--- Start of SUPPLIED RECORDS ---

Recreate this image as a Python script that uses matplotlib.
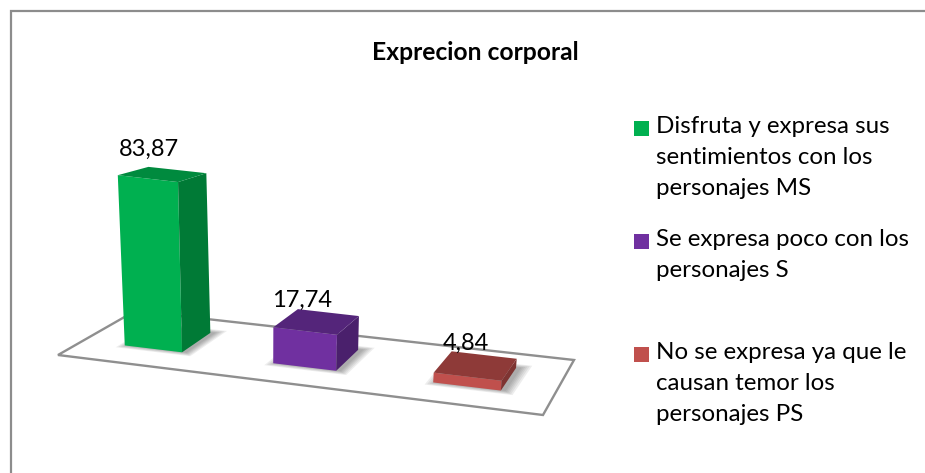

--- End of SUPPLIED RECORDS ---
--- Start of SUPPLIED RECORDS ---

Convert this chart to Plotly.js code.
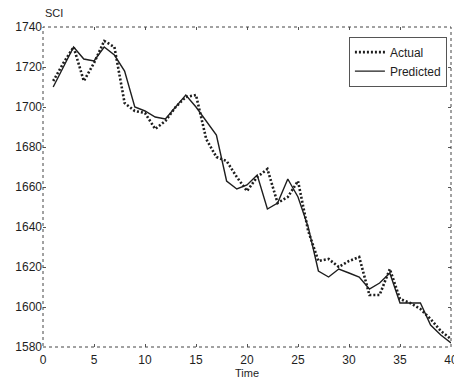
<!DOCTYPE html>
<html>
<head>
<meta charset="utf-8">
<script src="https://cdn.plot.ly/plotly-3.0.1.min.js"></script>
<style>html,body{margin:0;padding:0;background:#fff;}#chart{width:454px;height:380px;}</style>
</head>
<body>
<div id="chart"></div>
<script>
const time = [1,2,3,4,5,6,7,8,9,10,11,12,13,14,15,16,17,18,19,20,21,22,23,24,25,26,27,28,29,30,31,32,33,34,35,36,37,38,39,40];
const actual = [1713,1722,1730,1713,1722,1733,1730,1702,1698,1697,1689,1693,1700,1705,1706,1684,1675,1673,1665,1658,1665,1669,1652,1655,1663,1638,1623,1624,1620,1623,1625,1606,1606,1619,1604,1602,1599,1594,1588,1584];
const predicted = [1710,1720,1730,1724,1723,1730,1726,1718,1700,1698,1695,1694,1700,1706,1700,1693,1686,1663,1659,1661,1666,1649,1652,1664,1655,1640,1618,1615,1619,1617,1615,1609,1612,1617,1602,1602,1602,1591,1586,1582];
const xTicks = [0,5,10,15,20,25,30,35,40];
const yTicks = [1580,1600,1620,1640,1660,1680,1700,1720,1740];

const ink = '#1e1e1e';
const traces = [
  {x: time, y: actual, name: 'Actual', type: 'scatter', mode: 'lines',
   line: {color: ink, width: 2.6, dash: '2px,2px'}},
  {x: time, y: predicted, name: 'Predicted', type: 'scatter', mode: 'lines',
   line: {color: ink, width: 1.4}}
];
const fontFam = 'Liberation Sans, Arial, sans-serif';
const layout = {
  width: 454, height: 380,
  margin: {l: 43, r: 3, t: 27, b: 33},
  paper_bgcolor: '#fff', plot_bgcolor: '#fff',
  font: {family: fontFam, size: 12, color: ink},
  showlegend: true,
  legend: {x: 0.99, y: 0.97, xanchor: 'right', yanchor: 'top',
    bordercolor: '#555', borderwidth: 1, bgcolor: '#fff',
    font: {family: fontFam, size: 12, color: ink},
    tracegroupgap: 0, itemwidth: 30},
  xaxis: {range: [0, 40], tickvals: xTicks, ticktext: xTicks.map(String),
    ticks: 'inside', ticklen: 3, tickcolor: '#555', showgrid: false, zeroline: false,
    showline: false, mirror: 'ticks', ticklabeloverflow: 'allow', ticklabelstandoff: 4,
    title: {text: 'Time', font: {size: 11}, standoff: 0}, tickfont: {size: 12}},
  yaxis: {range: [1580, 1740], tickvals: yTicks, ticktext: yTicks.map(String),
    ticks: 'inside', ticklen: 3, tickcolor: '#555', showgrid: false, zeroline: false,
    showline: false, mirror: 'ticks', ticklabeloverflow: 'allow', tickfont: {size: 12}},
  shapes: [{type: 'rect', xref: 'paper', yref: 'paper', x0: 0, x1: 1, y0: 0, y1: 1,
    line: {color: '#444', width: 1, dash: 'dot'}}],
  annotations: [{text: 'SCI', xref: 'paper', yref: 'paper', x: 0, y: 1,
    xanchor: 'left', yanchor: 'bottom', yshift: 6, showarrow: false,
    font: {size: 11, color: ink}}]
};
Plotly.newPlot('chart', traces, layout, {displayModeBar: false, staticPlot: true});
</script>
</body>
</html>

--- End of SUPPLIED RECORDS ---
--- Start of SUPPLIED RECORDS ---

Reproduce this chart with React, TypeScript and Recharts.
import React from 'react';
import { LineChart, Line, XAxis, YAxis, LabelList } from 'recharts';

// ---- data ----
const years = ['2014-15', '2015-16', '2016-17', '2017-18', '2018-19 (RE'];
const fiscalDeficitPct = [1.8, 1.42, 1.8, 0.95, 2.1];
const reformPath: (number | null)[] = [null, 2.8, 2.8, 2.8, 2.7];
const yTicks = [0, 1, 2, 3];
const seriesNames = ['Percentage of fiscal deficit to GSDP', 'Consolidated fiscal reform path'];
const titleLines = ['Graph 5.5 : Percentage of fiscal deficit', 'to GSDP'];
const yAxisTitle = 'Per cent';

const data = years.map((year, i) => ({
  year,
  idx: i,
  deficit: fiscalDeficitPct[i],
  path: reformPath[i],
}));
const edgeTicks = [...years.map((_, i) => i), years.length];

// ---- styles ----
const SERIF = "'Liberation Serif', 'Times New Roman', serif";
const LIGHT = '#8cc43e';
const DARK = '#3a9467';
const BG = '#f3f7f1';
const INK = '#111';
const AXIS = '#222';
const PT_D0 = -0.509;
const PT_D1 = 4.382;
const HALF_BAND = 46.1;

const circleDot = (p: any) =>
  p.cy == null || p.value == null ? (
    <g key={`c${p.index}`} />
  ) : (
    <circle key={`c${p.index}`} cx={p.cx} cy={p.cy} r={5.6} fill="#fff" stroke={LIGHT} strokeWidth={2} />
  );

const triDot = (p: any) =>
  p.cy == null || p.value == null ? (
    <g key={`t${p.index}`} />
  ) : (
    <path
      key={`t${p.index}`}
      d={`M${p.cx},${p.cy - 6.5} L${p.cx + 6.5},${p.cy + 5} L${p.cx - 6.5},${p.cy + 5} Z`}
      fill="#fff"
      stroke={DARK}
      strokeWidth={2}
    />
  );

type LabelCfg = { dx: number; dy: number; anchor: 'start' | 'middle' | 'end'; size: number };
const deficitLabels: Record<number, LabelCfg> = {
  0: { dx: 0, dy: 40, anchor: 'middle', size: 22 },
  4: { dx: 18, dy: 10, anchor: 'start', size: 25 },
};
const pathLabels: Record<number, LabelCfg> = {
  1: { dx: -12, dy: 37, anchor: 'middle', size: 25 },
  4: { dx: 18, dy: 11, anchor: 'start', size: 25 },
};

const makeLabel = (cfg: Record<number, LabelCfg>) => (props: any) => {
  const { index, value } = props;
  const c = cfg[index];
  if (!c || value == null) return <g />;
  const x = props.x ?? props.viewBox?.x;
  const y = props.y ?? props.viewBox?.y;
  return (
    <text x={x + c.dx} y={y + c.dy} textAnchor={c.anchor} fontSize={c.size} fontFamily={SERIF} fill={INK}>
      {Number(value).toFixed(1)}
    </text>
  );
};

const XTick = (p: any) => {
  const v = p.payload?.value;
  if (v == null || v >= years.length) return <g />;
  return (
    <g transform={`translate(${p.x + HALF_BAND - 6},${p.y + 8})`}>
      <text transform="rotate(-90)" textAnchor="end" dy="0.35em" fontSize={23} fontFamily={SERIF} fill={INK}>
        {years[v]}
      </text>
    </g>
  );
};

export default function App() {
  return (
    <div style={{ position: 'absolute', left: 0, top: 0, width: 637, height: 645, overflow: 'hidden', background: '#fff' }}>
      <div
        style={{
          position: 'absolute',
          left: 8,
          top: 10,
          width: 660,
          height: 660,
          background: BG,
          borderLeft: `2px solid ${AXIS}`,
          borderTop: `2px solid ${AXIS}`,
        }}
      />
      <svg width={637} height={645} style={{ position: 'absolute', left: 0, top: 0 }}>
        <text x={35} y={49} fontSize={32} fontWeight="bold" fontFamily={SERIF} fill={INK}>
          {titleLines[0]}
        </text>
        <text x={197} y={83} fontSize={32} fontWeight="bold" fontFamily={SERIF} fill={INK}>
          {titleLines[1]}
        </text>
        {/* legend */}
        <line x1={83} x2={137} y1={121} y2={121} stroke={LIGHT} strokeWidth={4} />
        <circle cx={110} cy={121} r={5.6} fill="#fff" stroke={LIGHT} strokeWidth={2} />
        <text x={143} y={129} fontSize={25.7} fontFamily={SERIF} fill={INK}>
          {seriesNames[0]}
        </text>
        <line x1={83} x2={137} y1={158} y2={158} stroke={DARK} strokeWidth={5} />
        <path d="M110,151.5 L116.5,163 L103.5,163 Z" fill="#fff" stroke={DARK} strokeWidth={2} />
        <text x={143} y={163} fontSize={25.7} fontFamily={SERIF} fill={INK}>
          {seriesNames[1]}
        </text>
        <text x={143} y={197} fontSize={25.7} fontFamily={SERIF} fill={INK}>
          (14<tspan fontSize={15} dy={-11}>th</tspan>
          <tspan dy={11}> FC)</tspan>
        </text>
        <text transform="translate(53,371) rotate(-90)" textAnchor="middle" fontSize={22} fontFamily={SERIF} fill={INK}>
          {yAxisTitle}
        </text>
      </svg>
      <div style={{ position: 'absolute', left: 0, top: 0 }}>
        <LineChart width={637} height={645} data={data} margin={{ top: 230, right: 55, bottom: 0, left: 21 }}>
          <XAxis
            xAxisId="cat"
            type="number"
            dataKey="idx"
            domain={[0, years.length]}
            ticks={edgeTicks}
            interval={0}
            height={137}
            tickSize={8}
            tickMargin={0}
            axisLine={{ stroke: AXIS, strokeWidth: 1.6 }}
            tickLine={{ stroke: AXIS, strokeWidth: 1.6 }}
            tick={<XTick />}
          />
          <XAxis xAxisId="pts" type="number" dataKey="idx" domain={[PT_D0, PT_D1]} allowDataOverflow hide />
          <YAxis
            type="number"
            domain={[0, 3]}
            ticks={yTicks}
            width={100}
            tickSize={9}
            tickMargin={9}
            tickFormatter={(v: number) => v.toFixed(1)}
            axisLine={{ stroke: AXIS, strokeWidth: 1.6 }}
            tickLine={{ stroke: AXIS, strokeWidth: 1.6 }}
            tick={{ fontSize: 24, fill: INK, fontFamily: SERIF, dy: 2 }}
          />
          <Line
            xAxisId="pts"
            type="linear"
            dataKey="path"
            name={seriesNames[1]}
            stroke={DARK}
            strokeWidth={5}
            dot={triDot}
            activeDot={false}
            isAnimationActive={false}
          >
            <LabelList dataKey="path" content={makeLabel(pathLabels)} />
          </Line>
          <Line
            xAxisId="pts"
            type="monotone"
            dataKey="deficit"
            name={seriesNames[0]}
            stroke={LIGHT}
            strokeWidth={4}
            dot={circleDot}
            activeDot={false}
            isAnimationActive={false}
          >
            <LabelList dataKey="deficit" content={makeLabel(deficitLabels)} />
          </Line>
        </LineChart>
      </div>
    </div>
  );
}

--- End of SUPPLIED RECORDS ---

Pull out every line in the data above that has the word "React".

Reproduce this chart with React, TypeScript and Recharts.
import React from 'react';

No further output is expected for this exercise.